The title role of Bellini’s Norma is one of the most challenging roles in the female repertory. It has been called the most profound portrayal of womanhood in all of opera. It demands a dramatic coloratura soprano with immense vocal power, rare agility, a wide dynamic range, a broad palette of vocal coloration, and instinctive theatricality. Every vocal embellishment, every feat of vocal pyrotechnics must be made to convey dramatic meaning. Bel canto finesse must unite with romantic passion.
Ever since she won the Metropolitan Opera National Council Auditions in 2007 singing “Casta Diva”, young American soprano Angela Meade has been hyped as a potential successor to Norma’s foremost interpreters. On Saturday night, Meade made her stage debut as the doomed Druidic priestess in a new production at the Washington National Opera. The question in the minds of many was whether the world of opera, ever starved for new genuine talent, had discovered a worthy inheritor of the legacy of Giuditta Pasta and Maria Callas.
Based on the opening night performance, the answer, alas, is no. At least, not yet.
Meade, unquestionably, possesses an impressive vocal instrument. She exhibited a rich timbre, wide dynamic range, genuine spinto power, and tireless vocal stamina. She rode the orchestra with natural ease, delivered some thrilling top notes, showed off a ravishing mezza voce, and floated some lovely pianissimo tones. Her wide vibrato occasionally blurred the fioriture, particularly in Act I, but otherwise she handled the coloratura passages with commendable accuracy, if not the most flexibility. It was an often dazzling, often beautiful vocal exhibition.

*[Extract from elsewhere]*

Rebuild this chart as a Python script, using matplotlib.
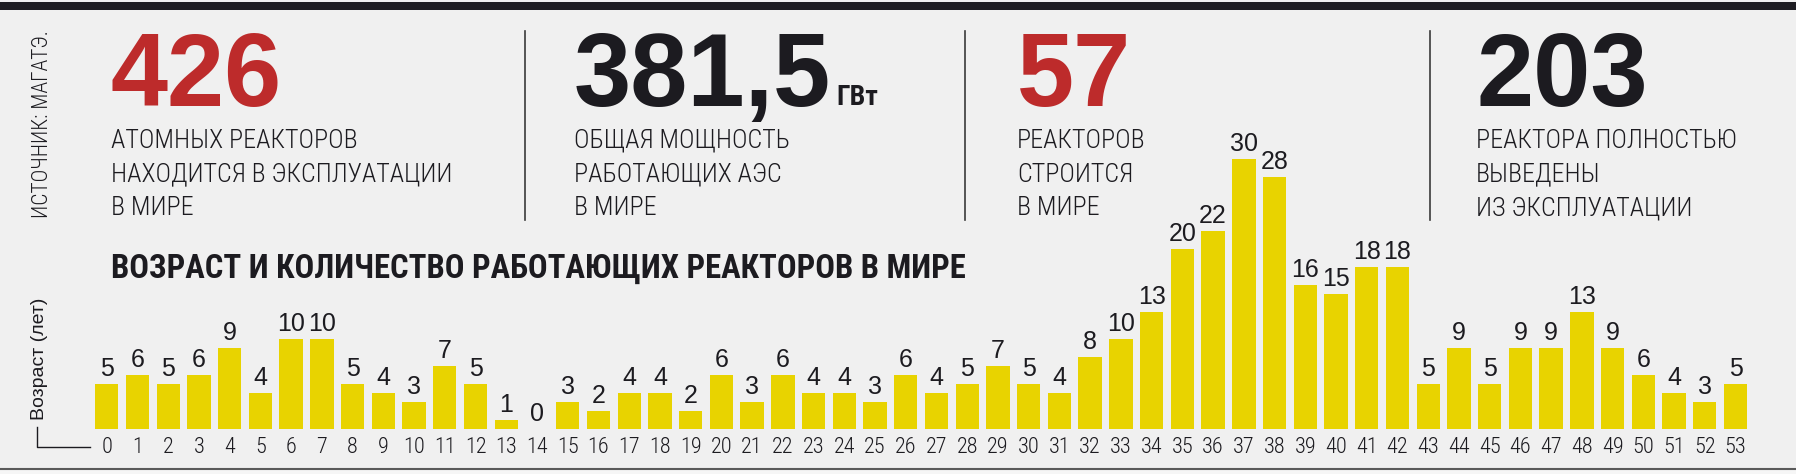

And yet, for all of Meade’s technical virtuosity, her vocal and dramatic interpretation was phlegmatic, unimaginative, and uninvolving. She painted with a limited, almost monochromatic vocal palette, failing to capture the mercurial shifts between light and shade. She did not inhabit the extremes of Norma’s emotions, favoring mildness while forsaking madness and ecstasy. Her Norma was matronly and emotionally tepid rather than fearsome, imperious, passionate, and spine-chilling. Only in the finale did Meade display flashes of her character’s formidable theatrical power.
Richard Wagner once famously praised Bellini’s work for being “intimately bound up with the words”. Meade’s performance, in contrast, was fundamentally shaped by the notes rather than the words. Vocal embellishment did not consistently yield dramatic nuance, and Bellini’s lines rarely took full, expressive flight. One can only hope that given all of her obvious vocal gifts, Meade will deepen her interpretation over time. But she is not yet the great singing actress for whom the world has been waiting.